Пропедевтика Ладовского противопоставляла инженерию впечатлений конструктивистской «гигиене движений» в производственных и бытовых процессах. Вопреки декларациям, на деле он отдавал приоритет не «пространству», а материальным объектам. Но я не решаюсь назвать его подход архитектурным. Ведь модель не позволяет экспериментировать ни с настоящими строительными материалами и конструкциями, ни с мелким архитектурным декором. Студенты приобретали скульптурный, а не архитектурный опыт. К тому же идея каталога эмоционально окрашенных форм, который в теории гарантировал приемлемый результат любому пользователю, в перспективе сводила на нет творческий импульс в работе архитектора и нивелировала архитектурные способности. Ожидаемый результат предвосхищал компьютерные программы выбора строительных решений, которые профанируют профессию архитектора.
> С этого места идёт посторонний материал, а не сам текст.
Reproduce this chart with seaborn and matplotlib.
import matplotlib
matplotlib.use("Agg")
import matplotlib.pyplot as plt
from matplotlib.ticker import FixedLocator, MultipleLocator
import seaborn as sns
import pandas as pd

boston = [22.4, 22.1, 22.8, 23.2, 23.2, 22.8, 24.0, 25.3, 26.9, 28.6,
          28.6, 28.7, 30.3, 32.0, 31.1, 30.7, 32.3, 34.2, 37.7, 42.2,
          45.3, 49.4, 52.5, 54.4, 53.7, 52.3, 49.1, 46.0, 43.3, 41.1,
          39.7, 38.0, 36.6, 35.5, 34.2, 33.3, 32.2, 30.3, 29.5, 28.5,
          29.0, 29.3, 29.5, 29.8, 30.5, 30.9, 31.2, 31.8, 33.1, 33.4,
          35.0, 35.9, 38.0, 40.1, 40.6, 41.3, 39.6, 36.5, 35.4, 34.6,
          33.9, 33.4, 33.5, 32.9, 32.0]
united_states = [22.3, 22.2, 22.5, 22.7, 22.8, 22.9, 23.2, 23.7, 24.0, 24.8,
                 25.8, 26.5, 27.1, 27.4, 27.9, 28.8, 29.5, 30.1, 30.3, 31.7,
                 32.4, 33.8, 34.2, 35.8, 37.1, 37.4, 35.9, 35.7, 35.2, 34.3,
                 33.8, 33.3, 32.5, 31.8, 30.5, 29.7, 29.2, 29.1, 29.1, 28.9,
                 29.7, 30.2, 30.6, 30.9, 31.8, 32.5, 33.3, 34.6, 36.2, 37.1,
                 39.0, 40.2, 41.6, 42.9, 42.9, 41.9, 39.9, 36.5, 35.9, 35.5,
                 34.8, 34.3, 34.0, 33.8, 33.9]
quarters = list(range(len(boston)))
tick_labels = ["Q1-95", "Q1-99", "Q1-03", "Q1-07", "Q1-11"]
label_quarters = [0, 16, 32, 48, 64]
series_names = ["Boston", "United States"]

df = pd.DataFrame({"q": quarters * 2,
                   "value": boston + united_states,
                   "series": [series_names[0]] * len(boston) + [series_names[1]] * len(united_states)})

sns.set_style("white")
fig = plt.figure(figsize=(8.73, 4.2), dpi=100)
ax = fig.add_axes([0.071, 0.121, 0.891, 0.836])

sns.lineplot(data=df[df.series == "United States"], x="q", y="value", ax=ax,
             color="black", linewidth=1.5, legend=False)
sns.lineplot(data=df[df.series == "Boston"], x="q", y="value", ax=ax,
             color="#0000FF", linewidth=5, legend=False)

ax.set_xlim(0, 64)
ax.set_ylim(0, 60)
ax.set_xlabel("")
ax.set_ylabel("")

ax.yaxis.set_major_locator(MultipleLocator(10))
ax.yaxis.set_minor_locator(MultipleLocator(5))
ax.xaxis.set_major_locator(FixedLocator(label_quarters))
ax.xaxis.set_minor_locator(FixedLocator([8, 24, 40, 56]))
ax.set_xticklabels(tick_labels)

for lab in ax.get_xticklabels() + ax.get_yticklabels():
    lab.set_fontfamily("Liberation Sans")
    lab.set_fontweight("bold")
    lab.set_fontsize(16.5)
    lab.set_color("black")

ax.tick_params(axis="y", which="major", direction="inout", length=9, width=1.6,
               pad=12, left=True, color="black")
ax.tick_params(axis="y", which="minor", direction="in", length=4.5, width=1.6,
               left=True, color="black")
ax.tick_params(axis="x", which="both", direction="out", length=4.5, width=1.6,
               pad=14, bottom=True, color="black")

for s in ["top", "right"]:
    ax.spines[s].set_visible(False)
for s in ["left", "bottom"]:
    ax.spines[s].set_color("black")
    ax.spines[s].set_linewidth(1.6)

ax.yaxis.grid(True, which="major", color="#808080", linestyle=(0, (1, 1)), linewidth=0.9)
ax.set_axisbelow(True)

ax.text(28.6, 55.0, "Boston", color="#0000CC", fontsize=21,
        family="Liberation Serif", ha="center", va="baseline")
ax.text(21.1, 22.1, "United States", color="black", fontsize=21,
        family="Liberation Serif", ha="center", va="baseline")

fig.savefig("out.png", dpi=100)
Тем временем архитектурная теория Габричевского претерпевала важные изменения под влиянием, как я предполагаю, идей и практики конструктивистов, исходивших в проектировании из анализа динамики и траекторий движения людей и человеческих масс, то есть старавшихся проектировать здания изнутри их самих. В 1926 году в программной статье «Архитектура» ученый решительно ставит во главу угла «пространство», а не «массу» (в терминах 1922 года – «динамику», а не «статику»). Материальную архитектурную оболочку, которой он ранее приписывал отнюдь не пассивную роль артикуляции пространства и искусство создания которой считал сутью архитектурного творчества, он рассматривает теперь прежде всего «со стороны динамического пространственного ядра, в нее заключенном» и трактует оболочку как отпечаток, негатив этой динамики, всецело ею определяемый. «С этой точки зрения, – пояснял Габричевский, – искусствоведение давно уже научилось классифицировать основные типы пространственных архитектурных объемов по принципу их двигательной ориентации: так, принято различать формы центральной (Zentralraum), продольной (Langraum) и поперечной (Breitraum) ориентации, формы, предполагающие человека идущего (Gehraum) и человека неподвижного (Vermeilraum)»1015. Удивительно, что словом «ядро», ассоциирующимся в обыденном сознании с плотным материальным телом, Габричевский назвал обитаемую пустоту, тогда как «оболочку», привычно воспринимаемую нами, как нечто материальное, превратил в «негатив» динамики ядра.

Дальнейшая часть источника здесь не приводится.